The quirky Citroen C4 Cactus has won many fans globally with its polarising design and funky personalisation options.   


However, it looks like the French carmaker won’t be renewing it for another generation.

Speaking with the UK’s Top Gear, Citroen’s product boss, Xavier Peugeot, said: “For the time being this car is our C-segment hatch offer. Our next C-segment car to come will replace the C4 Cactus. This will be the end of the Cactus. For the name, I don’t know yet, but for the car, yes”.

”I joined Citroen a few months after the launch of the first C4 Cactus. It is a tremendous project, as it is in line with the Citroen values of demonstrating boldness and innovation and trying to consider cars in a different way.”

“What we tried to do for the mid-life update of the car is keep this spirit alive, but to make it even more involved inside the range,” he added.

Despite the impending retirement of the C4 Cactus, Peugeot stressed to the publication that the model’s replacement won’t be a watered down hatchback with no personality.

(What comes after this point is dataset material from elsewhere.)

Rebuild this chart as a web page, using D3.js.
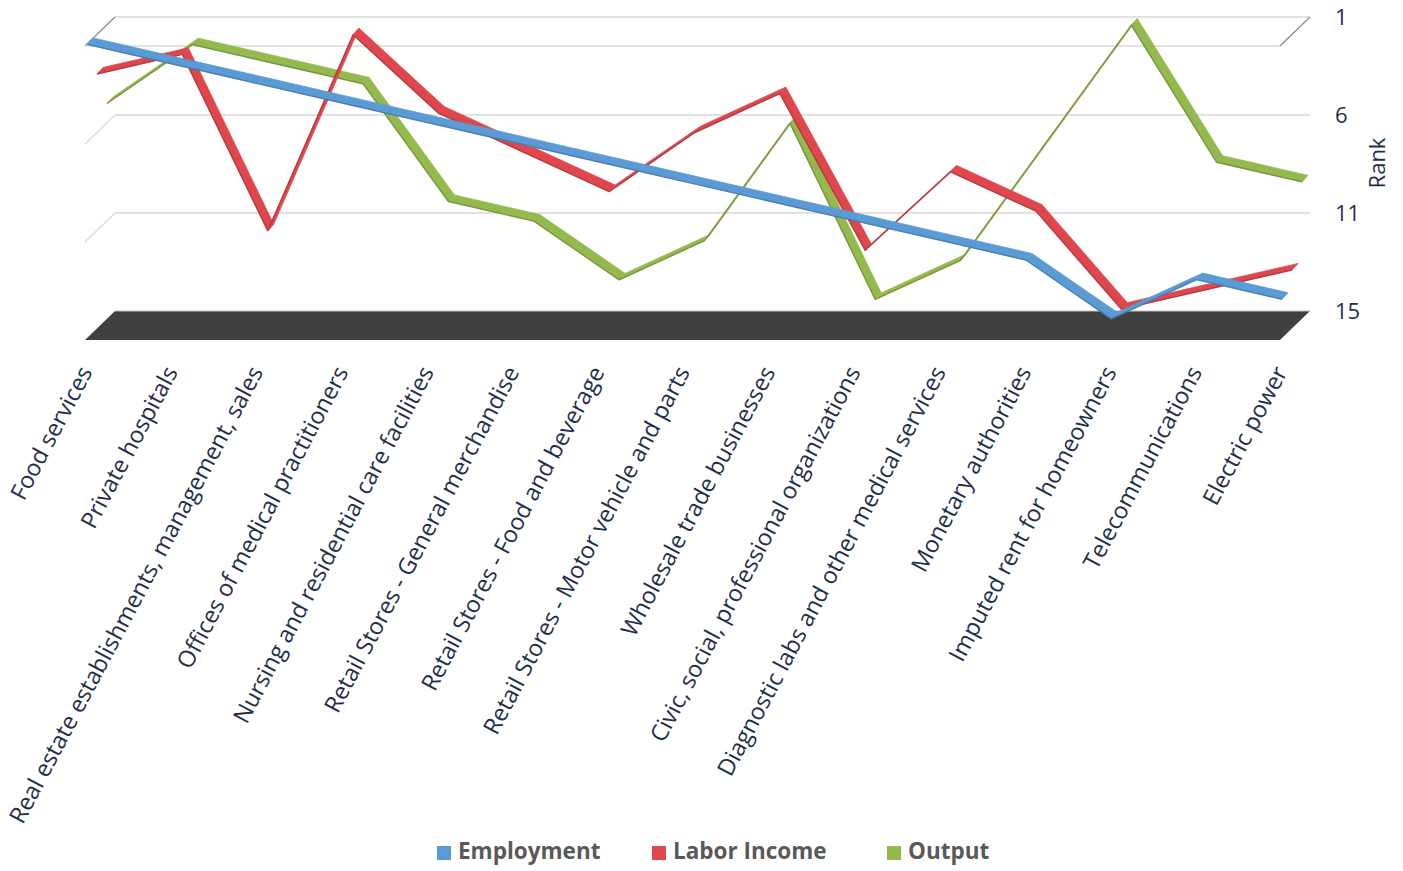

“We have made some choices which will definitely remain coherent with what Citroen stands for, the capacity to dare, the capacity to push the standards further than others do. To make cars which are not classical,” he said.

“Citroens have never been ‘the consensus way’; you have to generate this level of polarisation, to make things differently, to create some ‘what have they created again?’ stories. That’s what makes a successful Citroen.”

Australia never got the facelifted model in 2017, and the local arm has indicated there’s no immediate plans to introduce the updated version in the future, despite initially being earmarked for a late 2018 launch here.

Peugeot Citroen Australia’s managing director, Ben Farlow, recently told media at the local launch for the C3 Aircross: “I don't see a long-term future for the C4 Cactus in Australia”, though he added “no firm decisions have been made”.

Instead, the company’s local division has committed to the C3 Aircross and C5 Aircross SUVs, along with the entry-level C3 hatchback.

Sales for the French brand are up 11.8 per cent year-to-date to the end of May, albeit off a low base. Citroen has recorded 170 sales as of 30 May 2019, an increase of 36.6 per cent on the same period last year,

Last month the company registered 56 vehicles, up from 41 units on the same month in 2018.

It appears the surge in May sales came from a new shipment of C4 Cactus models, likely to be one of the last batches of the ageing pre-facelift model that’s been on sale in Australia since 2015.